• [Exercise aim] Produce an exact copy of the lines below that run from the line containing "Reproduce this chart with Plotly." to the line containing "import plotly.graph_objects as go", inclusive; any picture is omitted.

▶

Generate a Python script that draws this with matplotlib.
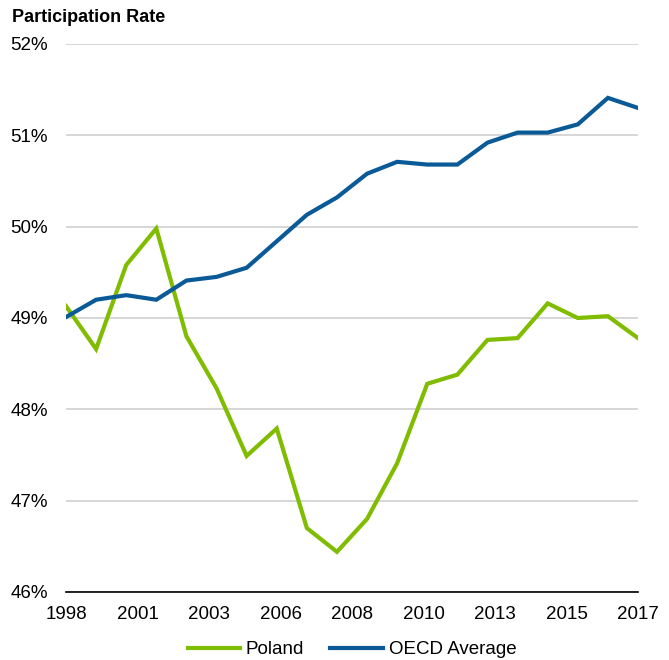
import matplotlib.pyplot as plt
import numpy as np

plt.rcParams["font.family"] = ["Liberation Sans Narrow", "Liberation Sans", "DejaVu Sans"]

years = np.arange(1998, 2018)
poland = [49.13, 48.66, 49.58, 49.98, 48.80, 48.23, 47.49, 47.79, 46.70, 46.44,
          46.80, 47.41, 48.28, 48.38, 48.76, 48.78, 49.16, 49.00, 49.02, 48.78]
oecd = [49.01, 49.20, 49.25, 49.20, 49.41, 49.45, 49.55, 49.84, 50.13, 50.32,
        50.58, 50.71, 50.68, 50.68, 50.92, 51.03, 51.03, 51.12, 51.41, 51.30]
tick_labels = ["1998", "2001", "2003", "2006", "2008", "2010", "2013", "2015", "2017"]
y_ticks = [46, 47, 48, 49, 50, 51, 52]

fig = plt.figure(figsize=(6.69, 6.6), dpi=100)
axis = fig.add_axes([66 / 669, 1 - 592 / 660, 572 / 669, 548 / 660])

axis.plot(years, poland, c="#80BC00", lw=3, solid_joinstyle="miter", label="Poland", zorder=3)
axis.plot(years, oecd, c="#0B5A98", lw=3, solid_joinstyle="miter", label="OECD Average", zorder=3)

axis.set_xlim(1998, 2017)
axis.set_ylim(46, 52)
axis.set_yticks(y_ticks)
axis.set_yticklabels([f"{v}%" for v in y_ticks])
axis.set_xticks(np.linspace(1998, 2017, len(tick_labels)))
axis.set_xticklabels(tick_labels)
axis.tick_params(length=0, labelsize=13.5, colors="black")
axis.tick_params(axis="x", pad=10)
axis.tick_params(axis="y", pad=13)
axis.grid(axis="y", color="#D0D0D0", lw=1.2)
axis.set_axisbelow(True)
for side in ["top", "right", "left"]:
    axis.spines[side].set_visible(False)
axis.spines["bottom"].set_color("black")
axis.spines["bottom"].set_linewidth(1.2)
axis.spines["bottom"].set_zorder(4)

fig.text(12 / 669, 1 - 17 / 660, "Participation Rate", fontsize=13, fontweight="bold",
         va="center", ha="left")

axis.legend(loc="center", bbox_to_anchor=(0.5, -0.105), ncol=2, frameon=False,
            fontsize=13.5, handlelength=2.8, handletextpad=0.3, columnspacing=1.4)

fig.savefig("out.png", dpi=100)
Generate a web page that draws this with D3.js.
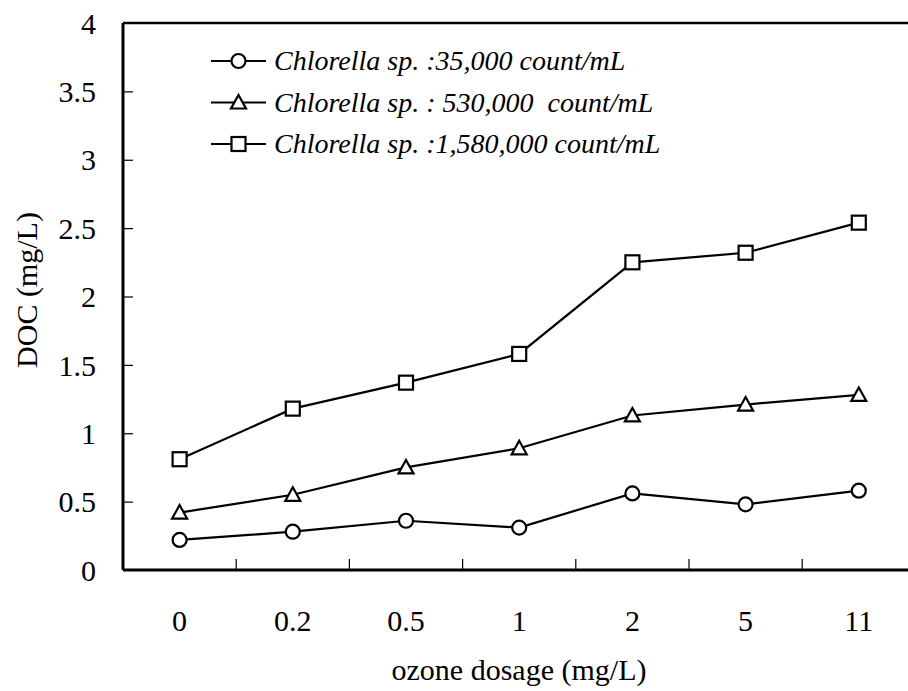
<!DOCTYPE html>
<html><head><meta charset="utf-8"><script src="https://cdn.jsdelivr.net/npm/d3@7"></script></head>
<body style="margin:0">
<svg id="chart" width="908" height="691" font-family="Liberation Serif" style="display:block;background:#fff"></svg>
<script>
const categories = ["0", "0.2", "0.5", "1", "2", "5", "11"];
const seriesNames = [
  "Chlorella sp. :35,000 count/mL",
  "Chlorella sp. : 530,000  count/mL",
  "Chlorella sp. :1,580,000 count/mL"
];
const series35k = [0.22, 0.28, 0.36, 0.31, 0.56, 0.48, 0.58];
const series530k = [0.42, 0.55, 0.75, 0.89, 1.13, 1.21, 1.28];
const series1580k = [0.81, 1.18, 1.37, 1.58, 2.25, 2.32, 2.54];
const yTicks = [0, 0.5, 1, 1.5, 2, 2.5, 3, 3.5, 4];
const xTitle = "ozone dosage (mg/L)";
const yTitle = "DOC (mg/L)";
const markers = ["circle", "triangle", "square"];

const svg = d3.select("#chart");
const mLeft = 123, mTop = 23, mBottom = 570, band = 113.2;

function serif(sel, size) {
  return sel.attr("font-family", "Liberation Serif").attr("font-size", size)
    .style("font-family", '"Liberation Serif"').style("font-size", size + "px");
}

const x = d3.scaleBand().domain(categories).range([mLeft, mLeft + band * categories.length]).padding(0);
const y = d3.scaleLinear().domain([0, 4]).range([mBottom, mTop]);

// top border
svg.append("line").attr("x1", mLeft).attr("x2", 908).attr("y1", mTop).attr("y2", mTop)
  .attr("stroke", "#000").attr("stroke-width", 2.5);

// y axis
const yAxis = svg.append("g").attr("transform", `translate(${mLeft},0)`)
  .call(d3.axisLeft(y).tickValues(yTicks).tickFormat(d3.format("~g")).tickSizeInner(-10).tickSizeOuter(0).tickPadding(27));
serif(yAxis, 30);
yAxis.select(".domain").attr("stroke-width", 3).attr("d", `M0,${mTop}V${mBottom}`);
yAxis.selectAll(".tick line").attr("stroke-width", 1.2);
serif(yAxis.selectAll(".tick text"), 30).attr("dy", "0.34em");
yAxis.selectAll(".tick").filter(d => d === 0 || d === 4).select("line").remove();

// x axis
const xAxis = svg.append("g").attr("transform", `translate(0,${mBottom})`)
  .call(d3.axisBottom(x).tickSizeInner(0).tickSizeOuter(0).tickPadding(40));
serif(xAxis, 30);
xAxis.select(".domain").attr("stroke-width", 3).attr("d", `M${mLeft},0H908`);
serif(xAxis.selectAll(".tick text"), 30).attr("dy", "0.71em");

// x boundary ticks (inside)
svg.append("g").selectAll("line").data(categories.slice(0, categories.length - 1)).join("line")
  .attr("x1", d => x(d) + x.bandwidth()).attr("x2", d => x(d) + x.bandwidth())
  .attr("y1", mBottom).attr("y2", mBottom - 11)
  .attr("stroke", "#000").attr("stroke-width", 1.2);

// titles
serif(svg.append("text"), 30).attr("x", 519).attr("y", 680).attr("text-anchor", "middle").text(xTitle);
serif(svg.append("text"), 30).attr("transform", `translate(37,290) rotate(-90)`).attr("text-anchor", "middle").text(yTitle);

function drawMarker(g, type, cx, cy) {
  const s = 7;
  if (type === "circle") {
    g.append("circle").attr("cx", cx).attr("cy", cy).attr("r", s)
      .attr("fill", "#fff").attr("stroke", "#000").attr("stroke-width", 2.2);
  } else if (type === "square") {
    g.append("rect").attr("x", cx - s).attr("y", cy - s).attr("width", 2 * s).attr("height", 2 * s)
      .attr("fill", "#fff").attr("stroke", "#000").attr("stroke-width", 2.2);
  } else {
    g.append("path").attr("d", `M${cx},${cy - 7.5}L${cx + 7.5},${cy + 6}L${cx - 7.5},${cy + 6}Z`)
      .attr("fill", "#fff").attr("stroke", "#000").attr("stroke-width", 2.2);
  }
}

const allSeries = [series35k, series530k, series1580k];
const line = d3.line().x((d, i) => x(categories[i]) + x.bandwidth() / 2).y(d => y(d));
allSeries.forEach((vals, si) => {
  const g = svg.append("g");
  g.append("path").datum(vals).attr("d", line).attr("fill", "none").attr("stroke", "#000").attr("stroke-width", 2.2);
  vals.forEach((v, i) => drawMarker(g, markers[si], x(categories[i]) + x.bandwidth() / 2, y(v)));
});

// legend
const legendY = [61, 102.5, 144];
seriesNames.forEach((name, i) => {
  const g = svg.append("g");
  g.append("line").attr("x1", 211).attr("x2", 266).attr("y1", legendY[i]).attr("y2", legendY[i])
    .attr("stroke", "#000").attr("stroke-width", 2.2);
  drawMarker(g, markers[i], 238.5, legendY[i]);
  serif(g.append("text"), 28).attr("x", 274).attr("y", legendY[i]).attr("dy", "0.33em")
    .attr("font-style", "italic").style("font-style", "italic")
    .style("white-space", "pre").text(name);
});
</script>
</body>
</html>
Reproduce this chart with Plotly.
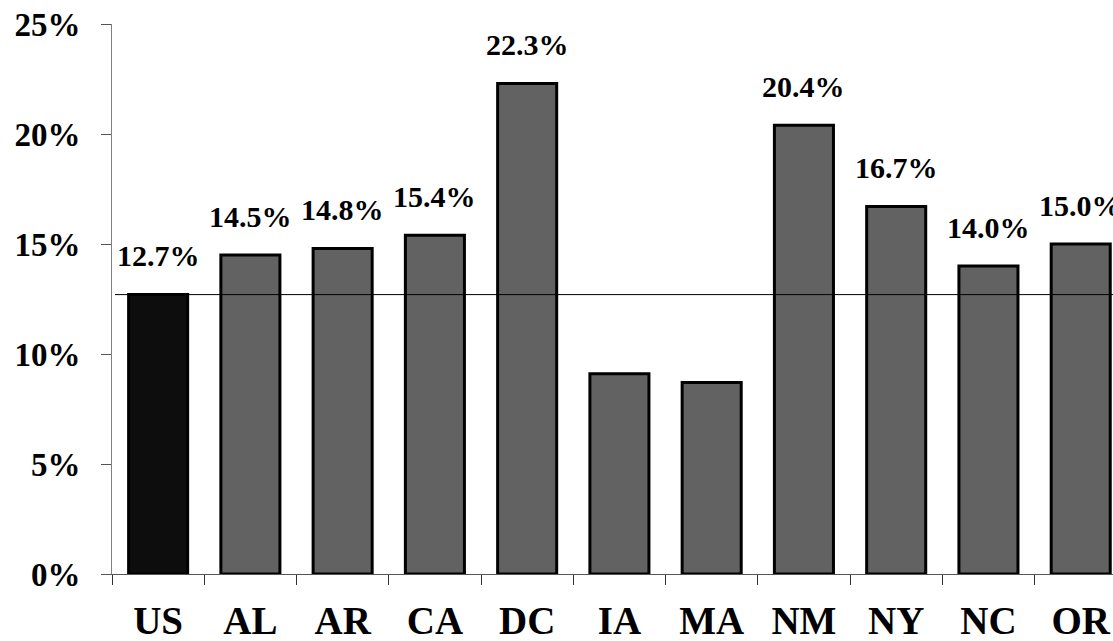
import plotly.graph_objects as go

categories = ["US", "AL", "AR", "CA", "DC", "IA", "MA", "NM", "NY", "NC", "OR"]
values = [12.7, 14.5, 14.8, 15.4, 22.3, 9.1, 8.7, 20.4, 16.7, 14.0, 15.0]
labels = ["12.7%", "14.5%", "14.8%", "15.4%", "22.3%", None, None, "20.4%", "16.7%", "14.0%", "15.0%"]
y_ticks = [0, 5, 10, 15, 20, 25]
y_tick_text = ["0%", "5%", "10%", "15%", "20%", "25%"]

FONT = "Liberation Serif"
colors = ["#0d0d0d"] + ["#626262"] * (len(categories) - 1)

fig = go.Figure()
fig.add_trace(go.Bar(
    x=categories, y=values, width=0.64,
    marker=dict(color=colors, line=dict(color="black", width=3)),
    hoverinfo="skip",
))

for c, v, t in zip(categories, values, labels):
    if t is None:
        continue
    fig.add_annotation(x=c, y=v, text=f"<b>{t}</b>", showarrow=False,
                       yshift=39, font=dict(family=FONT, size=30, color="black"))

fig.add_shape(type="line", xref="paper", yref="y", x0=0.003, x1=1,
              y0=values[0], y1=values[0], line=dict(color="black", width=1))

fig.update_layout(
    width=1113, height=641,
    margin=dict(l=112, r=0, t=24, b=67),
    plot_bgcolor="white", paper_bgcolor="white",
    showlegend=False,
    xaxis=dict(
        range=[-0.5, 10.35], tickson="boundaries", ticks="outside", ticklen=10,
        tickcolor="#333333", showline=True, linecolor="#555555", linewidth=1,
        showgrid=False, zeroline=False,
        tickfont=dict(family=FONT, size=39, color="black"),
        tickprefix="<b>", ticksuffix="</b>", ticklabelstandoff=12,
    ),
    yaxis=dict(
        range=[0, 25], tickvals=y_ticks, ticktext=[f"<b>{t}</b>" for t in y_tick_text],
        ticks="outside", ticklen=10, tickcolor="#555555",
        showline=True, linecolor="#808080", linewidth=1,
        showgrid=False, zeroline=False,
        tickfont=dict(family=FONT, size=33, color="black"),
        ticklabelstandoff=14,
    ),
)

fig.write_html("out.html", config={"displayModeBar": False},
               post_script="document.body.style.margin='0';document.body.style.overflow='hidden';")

◀

• [Completed exercise]
Reproduce this chart with Plotly.
import plotly.graph_objects as go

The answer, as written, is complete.